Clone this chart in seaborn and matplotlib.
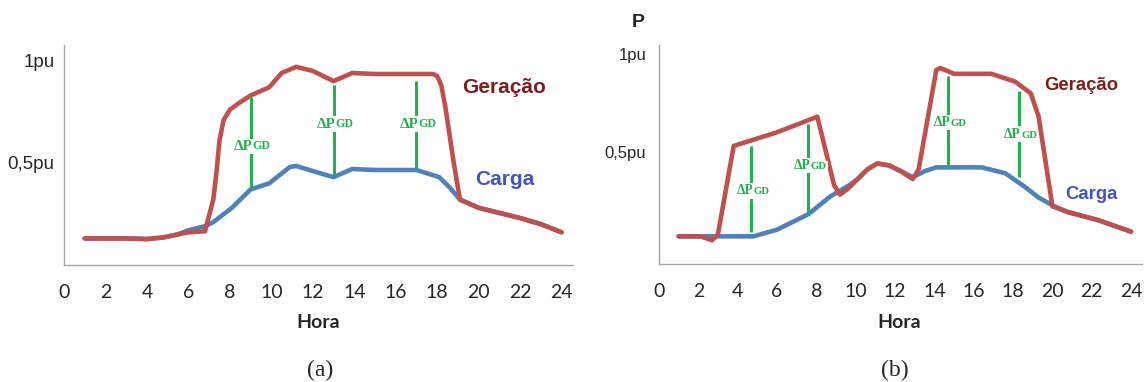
import numpy as np
import pandas as pd
import seaborn as sns
import matplotlib.pyplot as plt

# Panel (a): generation vs load
hours_a_ger = [1, 2, 3, 4, 4.8, 5.5, 6.0, 6.8, 7.2, 7.35, 7.5, 7.7, 8.0, 8.4, 9.0, 9.9, 10.5,
               11.2, 12.0, 13.0, 13.9, 15.0, 16.0, 17.0, 17.8, 18.0, 18.2, 18.4, 18.8,
               19.1, 20.0, 21.0, 22.0, 23.0, 24.0]
ger_a = [0.13, 0.13, 0.13, 0.127, 0.135, 0.15, 0.16, 0.165, 0.32, 0.45, 0.61, 0.71, 0.76,
         0.79, 0.83, 0.87, 0.94, 0.97, 0.95, 0.90, 0.94, 0.935, 0.935, 0.935, 0.935, 0.925,
         0.88, 0.77, 0.50, 0.32, 0.28, 0.255, 0.23, 0.20, 0.16]
hours_a_car = [1, 2, 3, 4, 4.8, 5.5, 6.0, 6.8, 7.2, 8.1, 9.0, 9.9, 10.9, 11.2, 12.0, 13.0,
               13.9, 15.0, 17.0, 18.1, 18.6, 19.1, 20.0, 21.0, 22.0, 23.0, 24.0]
car_a = [0.13, 0.13, 0.13, 0.127, 0.135, 0.15, 0.17, 0.19, 0.21, 0.28, 0.37, 0.40, 0.48,
         0.485, 0.46, 0.43, 0.47, 0.465, 0.465, 0.43, 0.38, 0.32, 0.28, 0.255, 0.23, 0.20,
         0.16]
dp_a_x = [9.0, 13.0, 17.0]
dp_a_top = [0.82, 0.88, 0.90]
dp_a_bot = [0.38, 0.44, 0.465]
dp_a_lab = [0.58, 0.69, 0.69]

# Panel (b)
hours_b_ger = [1.0, 2.1, 2.7, 3.0, 3.8, 6.0, 8.05, 8.9, 9.2, 9.6, 10.1, 10.6, 11.1, 11.7,
               12.3, 12.9, 13.2, 14.1, 14.3, 15.0, 16.9, 18.1, 18.9, 19.3, 20.0, 20.8,
               22.3, 24.0]
ger_b = [0.066, 0.066, 0.046, 0.077, 0.53, 0.60, 0.68, 0.33, 0.28, 0.31, 0.36, 0.41, 0.44,
         0.43, 0.40, 0.36, 0.41, 0.92, 0.93, 0.90, 0.90, 0.86, 0.80, 0.68, 0.22, 0.19,
         0.15, 0.09]
hours_b_car = [1.0, 3.0, 4.8, 6.0, 7.6, 8.7, 9.7, 10.1, 10.6, 11.1, 11.7, 12.3, 12.9, 13.5,
               14.1, 16.4, 17.6, 18.6, 19.3, 20.1, 20.8, 22.3, 24.0]
car_b = [0.066, 0.066, 0.066, 0.10, 0.18, 0.27, 0.33, 0.36, 0.41, 0.44, 0.43, 0.40, 0.37,
         0.40, 0.42, 0.42, 0.39, 0.32, 0.265, 0.22, 0.19, 0.15, 0.09]
dp_b_x = [4.7, 7.6, 14.7, 18.3]
dp_b_top = [0.53, 0.64, 0.89, 0.81]
dp_b_bot = [0.087, 0.18, 0.42, 0.37]
dp_b_lab = [0.30, 0.43, 0.65, 0.59]

x_ticks = list(range(0, 25, 2))
y_ticks = [0.5, 1.0]
y_tick_labels = ["0,5pu", "1pu"]

RED = "#C0504D"
BLUE = "#4F81BD"
GREEN = "#22B14C"

sns.set_theme(style="white")
plt.rcParams['font.family'] = ['Liberation Sans', 'DejaVu Sans']

fig = plt.figure(figsize=(11.45, 3.82), dpi=100)
ax_a = fig.add_axes([0.0559, 0.3063, 0.4445, 0.5759])
ax_b = fig.add_axes([0.5755, 0.3089, 0.4218, 0.5733])


def draw_panel(ax, h_ger, ger, h_car, car, dx, dtop, dbot, dlab, ylim, scale, ger_pos, car_pos):
    df_car = pd.DataFrame({'hora': h_car, 'p': car})
    df_ger = pd.DataFrame({'hora': h_ger, 'p': ger})
    sns.lineplot(data=df_car, x='hora', y='p', ax=ax, color=BLUE, lw=3.3,
                 sort=False, estimator=None, solid_capstyle='round', solid_joinstyle='round')
    sns.lineplot(data=df_ger, x='hora', y='p', ax=ax, color=RED, lw=3.3,
                 sort=False, estimator=None, solid_capstyle='round', solid_joinstyle='round')

    # delta P lines with labels centred on them
    ax.vlines(dx, dbot, dtop, color=GREEN, lw=2.2, zorder=3)
    for x, y in zip(dx, dlab):
        t = ax.annotate("ΔP", xy=(x, y), xytext=(1.5, 0), textcoords='offset points',
                        ha='right', va='center', color=GREEN, fontweight='bold',
                        fontsize=11 * scale, family='Liberation Serif', zorder=4,
                        bbox=dict(facecolor='white', edgecolor='none', pad=1.0))
        ax.annotate("GD", xy=(1, 0.07), xycoords=t, ha='left', va='bottom', color=GREEN,
                    fontweight='bold', fontsize=8.6 * scale, family='Liberation Serif',
                    zorder=4, bbox=dict(facecolor='white', edgecolor='none', pad=1.0))

    ax.text(ger_pos[0], ger_pos[1], "Geração", color="#7F1D1D", fontweight='bold',
            fontsize=15 * scale, ha='center', va='center')
    ax.text(car_pos[0], car_pos[1], "Carga", color="#4253C6", fontweight='bold',
            fontsize=15 * scale, ha='center', va='center')

    ax.set_xlim(0, 24.55)
    ax.set_ylim(*ylim)
    ax.set_xticks(x_ticks)
    ax.set_xticklabels([str(v) for v in x_ticks], family='Lato', fontsize=14)
    ax.set_yticks(y_ticks)
    ax.set_yticklabels(y_tick_labels, fontsize=13.5 * scale)
    ax.tick_params(axis='x', length=0, pad=14)
    ax.tick_params(axis='y', length=0, pad=7 if scale == 1 else 9)
    ax.set_xlabel("")
    ax.set_ylabel("")
    for side in ['top', 'right']:
        ax.spines[side].set_visible(False)
    for side in ['left', 'bottom']:
        ax.spines[side].set_color('#A6A6A6')
        ax.spines[side].set_linewidth(1.0)
    ax.grid(False)


draw_panel(ax_a, hours_a_ger, ger_a, hours_a_car, car_a, dp_a_x, dp_a_top, dp_a_bot,
           dp_a_lab, (0, 1.077), 1.0, (21.25, 0.868), (21.25, 0.417))
draw_panel(ax_b, hours_b_ger, ger_b, hours_b_car, car_b, dp_b_x, dp_b_top, dp_b_bot,
           dp_b_lab, (-0.076, 1.048), 0.89, (21.45, 0.84), (21.96, 0.28))

fig.text(0.2777, 0.1545, "Hora", ha='center', va='center', fontweight='bold',
         family='Lato', fontsize=14)
fig.text(0.785, 0.1545, "Hora", ha='center', va='center', fontweight='bold',
         family='Lato', fontsize=14)
fig.text(0.2795, 0.0314, "(a)", ha='center', va='center', family='Liberation Serif',
         fontsize=17)
fig.text(0.7817, 0.0314, "(b)", ha='center', va='center', family='Liberation Serif',
         fontsize=17)
fig.text(0.557, 0.942, "P", ha='center', va='center', fontweight='bold', fontsize=14)

fig.savefig("out.png", dpi=100, facecolor='white')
=======
# WRITTEN TASK
Reproduce every line above as written, skipping pictures.

# EXERCISE RESPONSE
Clone this chart in seaborn and matplotlib.
import numpy as np
import pandas as pd
import seaborn as sns
import matplotlib.pyplot as plt

# Panel (a): generation vs load
hours_a_ger = [1, 2, 3, 4, 4.8, 5.5, 6.0, 6.8, 7.2, 7.35, 7.5, 7.7, 8.0, 8.4, 9.0, 9.9, 10.5,
               11.2, 12.0, 13.0, 13.9, 15.0, 16.0, 17.0, 17.8, 18.0, 18.2, 18.4, 18.8,
               19.1, 20.0, 21.0, 22.0, 23.0, 24.0]
ger_a = [0.13, 0.13, 0.13, 0.127, 0.135, 0.15, 0.16, 0.165, 0.32, 0.45, 0.61, 0.71, 0.76,
         0.79, 0.83, 0.87, 0.94, 0.97, 0.95, 0.90, 0.94, 0.935, 0.935, 0.935, 0.935, 0.925,
         0.88, 0.77, 0.50, 0.32, 0.28, 0.255, 0.23, 0.20, 0.16]
hours_a_car = [1, 2, 3, 4, 4.8, 5.5, 6.0, 6.8, 7.2, 8.1, 9.0, 9.9, 10.9, 11.2, 12.0, 13.0,
               13.9, 15.0, 17.0, 18.1, 18.6, 19.1, 20.0, 21.0, 22.0, 23.0, 24.0]
car_a = [0.13, 0.13, 0.13, 0.127, 0.135, 0.15, 0.17, 0.19, 0.21, 0.28, 0.37, 0.40, 0.48,
         0.485, 0.46, 0.43, 0.47, 0.465, 0.465, 0.43, 0.38, 0.32, 0.28, 0.255, 0.23, 0.20,
         0.16]
dp_a_x = [9.0, 13.0, 17.0]
dp_a_top = [0.82, 0.88, 0.90]
dp_a_bot = [0.38, 0.44, 0.465]
dp_a_lab = [0.58, 0.69, 0.69]

# Panel (b)
hours_b_ger = [1.0, 2.1, 2.7, 3.0, 3.8, 6.0, 8.05, 8.9, 9.2, 9.6, 10.1, 10.6, 11.1, 11.7,
               12.3, 12.9, 13.2, 14.1, 14.3, 15.0, 16.9, 18.1, 18.9, 19.3, 20.0, 20.8,
               22.3, 24.0]
ger_b = [0.066, 0.066, 0.046, 0.077, 0.53, 0.60, 0.68, 0.33, 0.28, 0.31, 0.36, 0.41, 0.44,
         0.43, 0.40, 0.36, 0.41, 0.92, 0.93, 0.90, 0.90, 0.86, 0.80, 0.68, 0.22, 0.19,
         0.15, 0.09]
hours_b_car = [1.0, 3.0, 4.8, 6.0, 7.6, 8.7, 9.7, 10.1, 10.6, 11.1, 11.7, 12.3, 12.9, 13.5,
               14.1, 16.4, 17.6, 18.6, 19.3, 20.1, 20.8, 22.3, 24.0]
car_b = [0.066, 0.066, 0.066, 0.10, 0.18, 0.27, 0.33, 0.36, 0.41, 0.44, 0.43, 0.40, 0.37,
         0.40, 0.42, 0.42, 0.39, 0.32, 0.265, 0.22, 0.19, 0.15, 0.09]
dp_b_x = [4.7, 7.6, 14.7, 18.3]
dp_b_top = [0.53, 0.64, 0.89, 0.81]
dp_b_bot = [0.087, 0.18, 0.42, 0.37]
dp_b_lab = [0.30, 0.43, 0.65, 0.59]

x_ticks = list(range(0, 25, 2))
y_ticks = [0.5, 1.0]
y_tick_labels = ["0,5pu", "1pu"]

RED = "#C0504D"
BLUE = "#4F81BD"
GREEN = "#22B14C"

sns.set_theme(style="white")
plt.rcParams['font.family'] = ['Liberation Sans', 'DejaVu Sans']

fig = plt.figure(figsize=(11.45, 3.82), dpi=100)
ax_a = fig.add_axes([0.0559, 0.3063, 0.4445, 0.5759])
ax_b = fig.add_axes([0.5755, 0.3089, 0.4218, 0.5733])


def draw_panel(ax, h_ger, ger, h_car, car, dx, dtop, dbot, dlab, ylim, scale, ger_pos, car_pos):
    df_car = pd.DataFrame({'hora': h_car, 'p': car})
    df_ger = pd.DataFrame({'hora': h_ger, 'p': ger})
    sns.lineplot(data=df_car, x='hora', y='p', ax=ax, color=BLUE, lw=3.3,
                 sort=False, estimator=None, solid_capstyle='round', solid_joinstyle='round')
    sns.lineplot(data=df_ger, x='hora', y='p', ax=ax, color=RED, lw=3.3,
                 sort=False, estimator=None, solid_capstyle='round', solid_joinstyle='round')

    # delta P lines with labels centred on them
    ax.vlines(dx, dbot, dtop, color=GREEN, lw=2.2, zorder=3)
    for x, y in zip(dx, dlab):
        t = ax.annotate("ΔP", xy=(x, y), xytext=(1.5, 0), textcoords='offset points',
                        ha='right', va='center', color=GREEN, fontweight='bold',
                        fontsize=11 * scale, family='Liberation Serif', zorder=4,
                        bbox=dict(facecolor='white', edgecolor='none', pad=1.0))
        ax.annotate("GD", xy=(1, 0.07), xycoords=t, ha='left', va='bottom', color=GREEN,
                    fontweight='bold', fontsize=8.6 * scale, family='Liberation Serif',
                    zorder=4, bbox=dict(facecolor='white', edgecolor='none', pad=1.0))

    ax.text(ger_pos[0], ger_pos[1], "Geração", color="#7F1D1D", fontweight='bold',
            fontsize=15 * scale, ha='center', va='center')
    ax.text(car_pos[0], car_pos[1], "Carga", color="#4253C6", fontweight='bold',
            fontsize=15 * scale, ha='center', va='center')

    ax.set_xlim(0, 24.55)
    ax.set_ylim(*ylim)
    ax.set_xticks(x_ticks)
    ax.set_xticklabels([str(v) for v in x_ticks], family='Lato', fontsize=14)
    ax.set_yticks(y_ticks)
    ax.set_yticklabels(y_tick_labels, fontsize=13.5 * scale)
    ax.tick_params(axis='x', length=0, pad=14)
    ax.tick_params(axis='y', length=0, pad=7 if scale == 1 else 9)
    ax.set_xlabel("")
    ax.set_ylabel("")
    for side in ['top', 'right']:
        ax.spines[side].set_visible(False)
    for side in ['left', 'bottom']:
        ax.spines[side].set_color('#A6A6A6')
        ax.spines[side].set_linewidth(1.0)
    ax.grid(False)


draw_panel(ax_a, hours_a_ger, ger_a, hours_a_car, car_a, dp_a_x, dp_a_top, dp_a_bot,
           dp_a_lab, (0, 1.077), 1.0, (21.25, 0.868), (21.25, 0.417))
draw_panel(ax_b, hours_b_ger, ger_b, hours_b_car, car_b, dp_b_x, dp_b_top, dp_b_bot,
           dp_b_lab, (-0.076, 1.048), 0.89, (21.45, 0.84), (21.96, 0.28))

fig.text(0.2777, 0.1545, "Hora", ha='center', va='center', fontweight='bold',
         family='Lato', fontsize=14)
fig.text(0.785, 0.1545, "Hora", ha='center', va='center', fontweight='bold',
         family='Lato', fontsize=14)
fig.text(0.2795, 0.0314, "(a)", ha='center', va='center', family='Liberation Serif',
         fontsize=17)
fig.text(0.7817, 0.0314, "(b)", ha='center', va='center', family='Liberation Serif',
         fontsize=17)
fig.text(0.557, 0.942, "P", ha='center', va='center', fontweight='bold', fontsize=14)

fig.savefig("out.png", dpi=100, facecolor='white')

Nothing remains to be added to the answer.